### AIM
Carry none of the pictures over; set down the material below exactly.

>> Begin

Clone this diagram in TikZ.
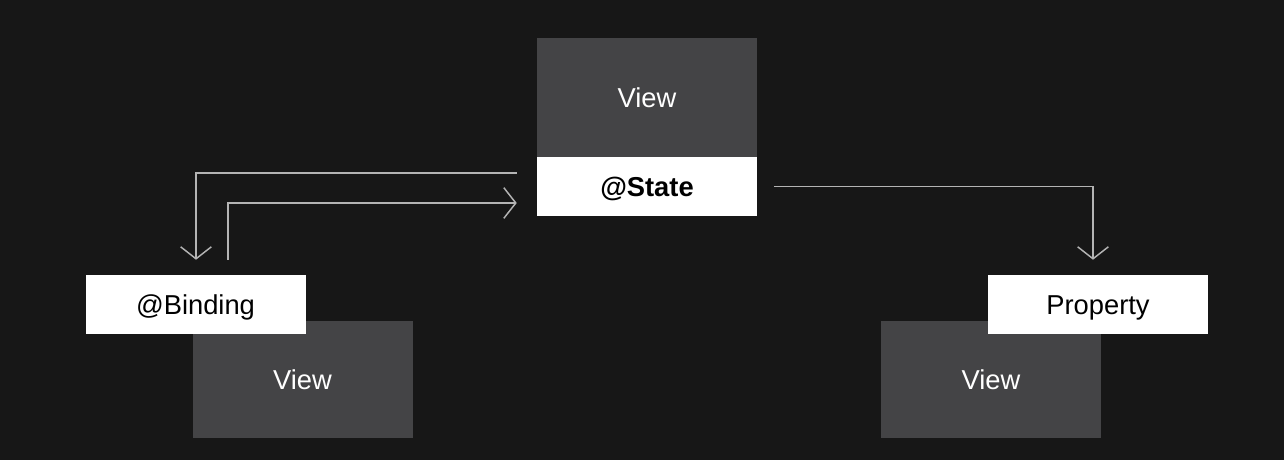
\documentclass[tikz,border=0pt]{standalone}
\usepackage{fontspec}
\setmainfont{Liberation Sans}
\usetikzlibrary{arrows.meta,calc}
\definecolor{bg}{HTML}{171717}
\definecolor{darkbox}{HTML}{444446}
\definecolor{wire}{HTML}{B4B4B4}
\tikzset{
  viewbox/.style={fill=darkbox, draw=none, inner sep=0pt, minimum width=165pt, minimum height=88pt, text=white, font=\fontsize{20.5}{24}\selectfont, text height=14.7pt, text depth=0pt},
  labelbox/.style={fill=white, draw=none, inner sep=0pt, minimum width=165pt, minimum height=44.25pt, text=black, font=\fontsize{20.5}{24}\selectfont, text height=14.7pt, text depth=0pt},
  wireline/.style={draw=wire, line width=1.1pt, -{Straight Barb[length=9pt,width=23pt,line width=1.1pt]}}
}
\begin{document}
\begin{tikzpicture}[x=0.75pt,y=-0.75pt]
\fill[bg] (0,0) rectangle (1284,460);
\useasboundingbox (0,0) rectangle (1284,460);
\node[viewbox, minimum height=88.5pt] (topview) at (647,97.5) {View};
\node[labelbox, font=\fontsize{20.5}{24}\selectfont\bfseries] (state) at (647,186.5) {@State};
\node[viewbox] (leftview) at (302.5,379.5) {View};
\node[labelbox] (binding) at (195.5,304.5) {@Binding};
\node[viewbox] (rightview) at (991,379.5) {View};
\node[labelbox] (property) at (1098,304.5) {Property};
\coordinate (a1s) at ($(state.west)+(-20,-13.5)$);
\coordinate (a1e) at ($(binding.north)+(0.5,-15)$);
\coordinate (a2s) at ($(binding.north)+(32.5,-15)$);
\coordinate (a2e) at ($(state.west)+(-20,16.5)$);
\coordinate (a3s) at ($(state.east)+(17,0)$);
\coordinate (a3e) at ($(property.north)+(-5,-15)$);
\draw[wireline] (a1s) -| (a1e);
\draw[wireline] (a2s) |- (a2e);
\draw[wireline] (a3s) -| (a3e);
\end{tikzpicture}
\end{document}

>> End

### ANSWER
Clone this diagram in TikZ.
\documentclass[tikz,border=0pt]{standalone}
\usepackage{fontspec}
\setmainfont{Liberation Sans}
\usetikzlibrary{arrows.meta,calc}
\definecolor{bg}{HTML}{171717}
\definecolor{darkbox}{HTML}{444446}
\definecolor{wire}{HTML}{B4B4B4}
\tikzset{
  viewbox/.style={fill=darkbox, draw=none, inner sep=0pt, minimum width=165pt, minimum height=88pt, text=white, font=\fontsize{20.5}{24}\selectfont, text height=14.7pt, text depth=0pt},
  labelbox/.style={fill=white, draw=none, inner sep=0pt, minimum width=165pt, minimum height=44.25pt, text=black, font=\fontsize{20.5}{24}\selectfont, text height=14.7pt, text depth=0pt},
  wireline/.style={draw=wire, line width=1.1pt, -{Straight Barb[length=9pt,width=23pt,line width=1.1pt]}}
}
\begin{document}
\begin{tikzpicture}[x=0.75pt,y=-0.75pt]
\fill[bg] (0,0) rectangle (1284,460);
\useasboundingbox (0,0) rectangle (1284,460);
\node[viewbox, minimum height=88.5pt] (topview) at (647,97.5) {View};
\node[labelbox, font=\fontsize{20.5}{24}\selectfont\bfseries] (state) at (647,186.5) {@State};
\node[viewbox] (leftview) at (302.5,379.5) {View};
\node[labelbox] (binding) at (195.5,304.5) {@Binding};
\node[viewbox] (rightview) at (991,379.5) {View};
\node[labelbox] (property) at (1098,304.5) {Property};
\coordinate (a1s) at ($(state.west)+(-20,-13.5)$);
\coordinate (a1e) at ($(binding.north)+(0.5,-15)$);
\coordinate (a2s) at ($(binding.north)+(32.5,-15)$);
\coordinate (a2e) at ($(state.west)+(-20,16.5)$);
\coordinate (a3s) at ($(state.east)+(17,0)$);
\coordinate (a3e) at ($(property.north)+(-5,-15)$);
\draw[wireline] (a1s) -| (a1e);
\draw[wireline] (a2s) |- (a2e);
\draw[wireline] (a3s) -| (a3e);
\end{tikzpicture}
\end{document}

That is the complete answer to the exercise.